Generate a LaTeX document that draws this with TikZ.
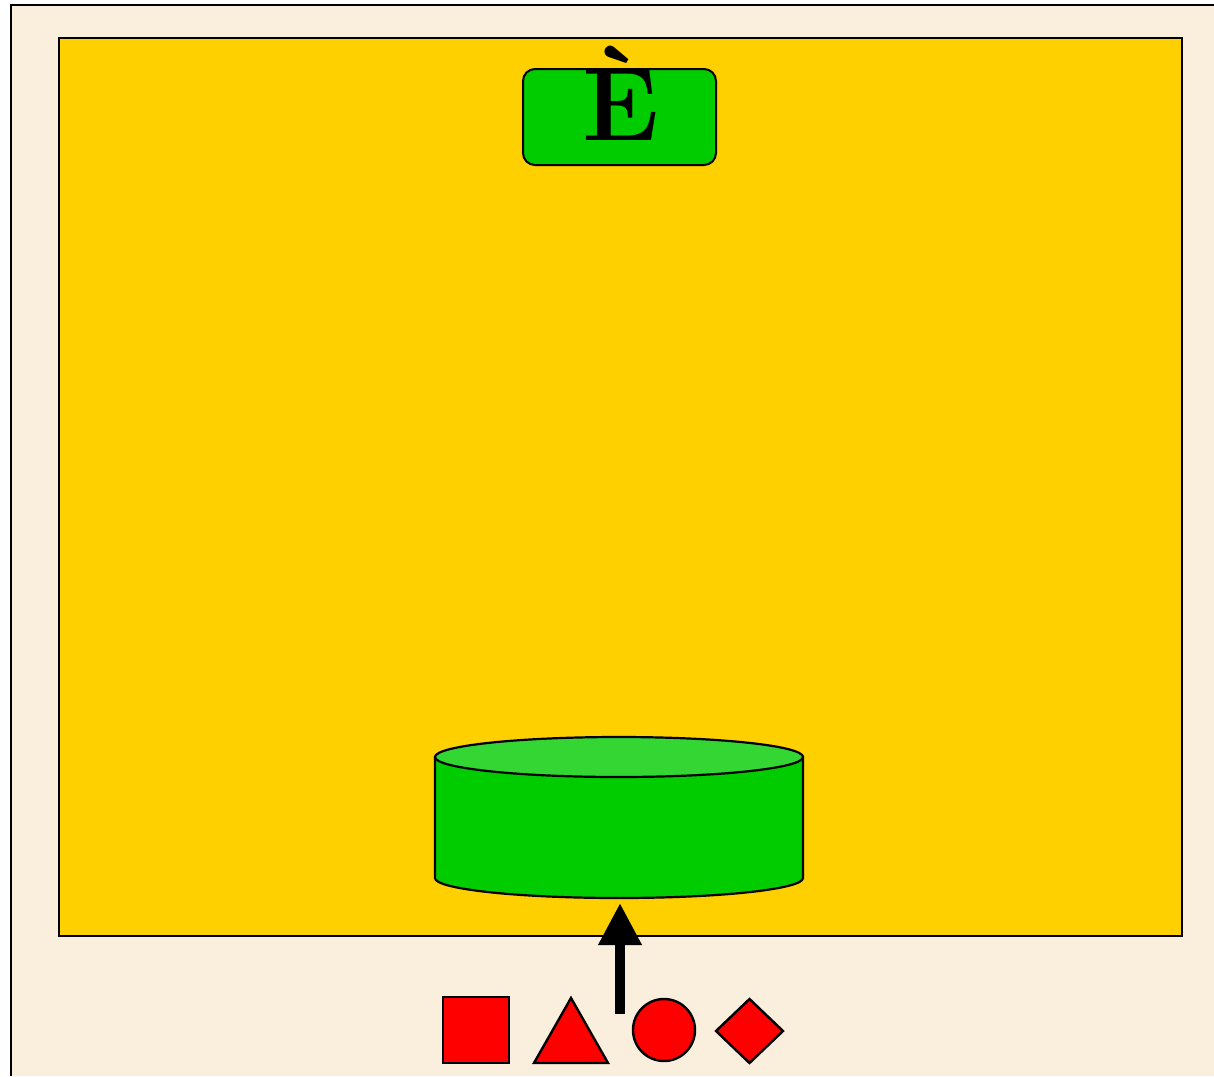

==*==

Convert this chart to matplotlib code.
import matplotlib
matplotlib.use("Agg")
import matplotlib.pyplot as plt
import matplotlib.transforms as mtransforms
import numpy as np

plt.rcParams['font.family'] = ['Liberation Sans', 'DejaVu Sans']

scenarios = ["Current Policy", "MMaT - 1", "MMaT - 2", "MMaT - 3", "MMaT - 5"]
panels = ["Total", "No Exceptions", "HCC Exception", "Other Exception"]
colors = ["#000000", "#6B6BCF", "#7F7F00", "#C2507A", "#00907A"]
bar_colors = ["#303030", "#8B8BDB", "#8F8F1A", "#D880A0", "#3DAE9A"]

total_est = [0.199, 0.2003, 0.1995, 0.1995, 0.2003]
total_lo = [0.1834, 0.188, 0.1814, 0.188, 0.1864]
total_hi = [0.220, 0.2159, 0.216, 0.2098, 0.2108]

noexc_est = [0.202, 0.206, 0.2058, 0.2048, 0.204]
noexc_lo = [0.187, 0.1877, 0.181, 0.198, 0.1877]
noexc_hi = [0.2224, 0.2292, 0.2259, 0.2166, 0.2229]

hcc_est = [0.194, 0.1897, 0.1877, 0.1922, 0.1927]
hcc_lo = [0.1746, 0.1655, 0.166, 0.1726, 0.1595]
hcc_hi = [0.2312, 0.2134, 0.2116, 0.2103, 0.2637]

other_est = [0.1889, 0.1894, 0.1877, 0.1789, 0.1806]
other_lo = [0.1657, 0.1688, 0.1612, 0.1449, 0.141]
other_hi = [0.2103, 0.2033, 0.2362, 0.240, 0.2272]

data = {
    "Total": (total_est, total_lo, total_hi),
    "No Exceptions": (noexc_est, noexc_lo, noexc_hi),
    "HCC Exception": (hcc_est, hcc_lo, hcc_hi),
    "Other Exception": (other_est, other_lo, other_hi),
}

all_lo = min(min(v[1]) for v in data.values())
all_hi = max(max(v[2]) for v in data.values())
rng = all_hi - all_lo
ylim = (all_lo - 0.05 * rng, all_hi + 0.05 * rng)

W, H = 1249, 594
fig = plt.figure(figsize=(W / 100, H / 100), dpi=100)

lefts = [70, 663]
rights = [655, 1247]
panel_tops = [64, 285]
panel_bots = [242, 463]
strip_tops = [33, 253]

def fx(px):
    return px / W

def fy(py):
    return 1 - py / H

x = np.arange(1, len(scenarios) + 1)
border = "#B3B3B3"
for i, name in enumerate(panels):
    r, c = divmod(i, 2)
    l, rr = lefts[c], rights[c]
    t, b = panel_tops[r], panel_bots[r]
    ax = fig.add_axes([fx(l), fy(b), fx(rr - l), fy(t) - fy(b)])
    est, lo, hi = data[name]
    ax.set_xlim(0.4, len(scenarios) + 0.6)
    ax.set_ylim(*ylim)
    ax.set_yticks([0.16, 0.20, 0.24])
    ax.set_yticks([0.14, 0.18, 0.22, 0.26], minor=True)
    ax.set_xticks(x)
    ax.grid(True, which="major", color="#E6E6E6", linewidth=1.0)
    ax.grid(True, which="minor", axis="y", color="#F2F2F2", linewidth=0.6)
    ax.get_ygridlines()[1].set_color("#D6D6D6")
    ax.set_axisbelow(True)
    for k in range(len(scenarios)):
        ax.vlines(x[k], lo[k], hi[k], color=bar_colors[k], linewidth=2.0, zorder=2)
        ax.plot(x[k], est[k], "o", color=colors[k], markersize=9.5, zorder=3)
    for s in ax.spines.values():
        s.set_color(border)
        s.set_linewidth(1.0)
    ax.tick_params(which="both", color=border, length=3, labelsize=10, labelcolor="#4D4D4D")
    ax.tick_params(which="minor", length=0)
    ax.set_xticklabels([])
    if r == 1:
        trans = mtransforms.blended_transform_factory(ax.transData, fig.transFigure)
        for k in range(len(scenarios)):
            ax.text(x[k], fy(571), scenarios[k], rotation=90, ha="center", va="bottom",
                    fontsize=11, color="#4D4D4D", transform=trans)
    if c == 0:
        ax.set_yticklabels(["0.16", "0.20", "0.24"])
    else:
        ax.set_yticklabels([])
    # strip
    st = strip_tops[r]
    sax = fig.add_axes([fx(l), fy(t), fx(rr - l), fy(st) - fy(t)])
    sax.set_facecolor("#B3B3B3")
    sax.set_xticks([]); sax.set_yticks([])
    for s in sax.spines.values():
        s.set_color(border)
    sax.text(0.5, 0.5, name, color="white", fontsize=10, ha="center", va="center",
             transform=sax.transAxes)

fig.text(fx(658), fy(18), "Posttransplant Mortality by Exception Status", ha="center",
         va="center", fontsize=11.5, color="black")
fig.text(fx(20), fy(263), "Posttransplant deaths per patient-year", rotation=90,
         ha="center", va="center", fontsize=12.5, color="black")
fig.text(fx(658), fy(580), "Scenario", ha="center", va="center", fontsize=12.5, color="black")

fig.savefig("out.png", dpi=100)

==*==

# [DIRECTIVE]
Extract all lines that hold the word "this".

# [EXPECTED ANSWER]
Generate a LaTeX document that draws this with TikZ.
Convert this chart to matplotlib code.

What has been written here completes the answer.